The old AFL canceled its 2009 season before eventually folding in August, ending a 22-year run for the high-scoring indoor brand of football. Play in af2 was never disrupted, but teams ended the season unsure of what would happen next.

“When the AFL went bankrupt and dissolved the AFL, because the af2 was an arm of the AFL, af2 in a sense was dissolved as well. This is basically the af2 reforming itself, and then from there, whatever they’re going to do with the remaining AFL teams that want to continue to play,” said Troy Thompson, director of operations for the Arkansas Twisters.

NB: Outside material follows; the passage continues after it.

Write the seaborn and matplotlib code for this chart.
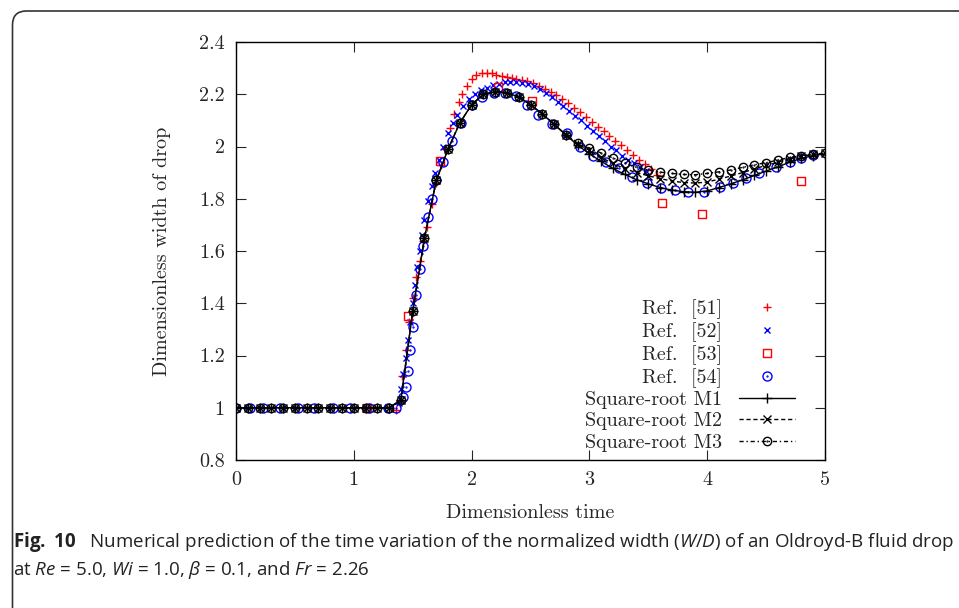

Training camps will open in March and a 16-week season will begin in either late March or early April, the same basic time frame as before for the leagues. The business model of the new league will closely mimic that of af2, with players all receiving the same salary.

The residents of Des Moines, Iowa all have their fingers crossed.


Arena Football League To Fold

Going Out Of Business

Going Out Of Business

The Arena Football League is unlikely to return from its one year hiatus.

The AFL is set to shut down permanently, with a press conference expected Wednesday. This comes days after Tampa Bay Storm president Jim Borghesi said via Facebook that the league would disband.  The AFL canceled its 2009 season late last year so it could fix its economic model. At the time, some players “doubted the league would come back” in 2010. The first sign of trouble for the league may have been during the week of last year’s Arena Bowl, when Commissioner David Baker stepped down. Then, in the offseason, the relatively successful New Orleans Voodoo folded. As perhaps a final blow, a deal with Platinum Equity — a company that was set to take a majority stake in the league worth $100 million — fell through.

The end of the Arena Football League would conclude a 21-year run that began in 1987. The league arguably reached its pinnacle earlier in this decade, after a television deal with NBC resulted in unprecedented exposure.